Ha! That's my kind of logic... ;-)   If one option is error-prone,
then the alternative must be better...

IMHO I think our main objective is that the machine understands the
program correctly. So we must not make typos in our programming.
I'd love to see statistics, but my assumption is that typing errors
are proportional with the amount you type. The justification for
typing more than the bare minumum (say symbols of only length 1 and 2)
is to make the namespace larger and have the assembler detect your
typing errors. Practical reasons normally keep you from using very
long names. And DSECTs used in many different modules keep you from
using very short names.

But making the symbols longer will only help if it increases entropy.
So the longer names must be substantially different to prevent a
single error produce a valid (but different) identifier.
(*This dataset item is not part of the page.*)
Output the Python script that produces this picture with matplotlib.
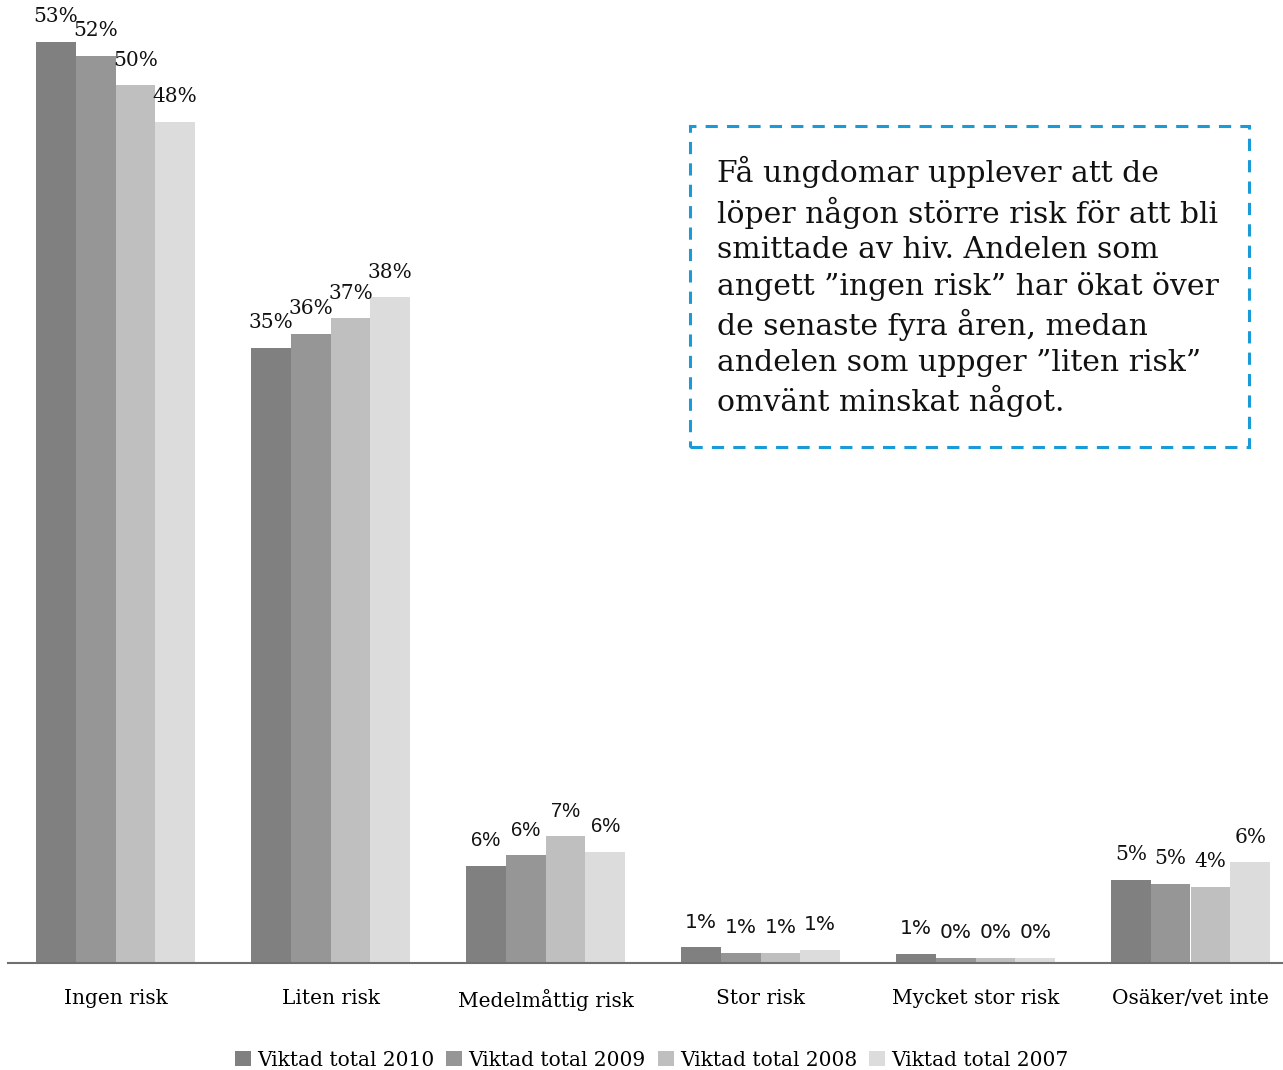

With HLASM
we're mostly on our own since very few semantic errors can be
detected. While it may sound attractive to have a "standard" that
suggests to use PFOO for the pointer to FOO, the assembler will often
not catch it when you drop the P by mistake.

I think camel case and very long identifiers have become more popular
through the use of IDE's where you pick the identifier from a
pull-down menu. With this kind of program-by-number development it
helps to have descriptive long names to select from. Because you don't
type them yourself, the longer names are not more error prone. The
frequent need of singleton instances encourages the "standard" to name
variables similar to their type - the IDE has the context info to
avoid presenting you with the wrong ones in the menu. You can't assume
that such practices do well when you have to type it all yourself.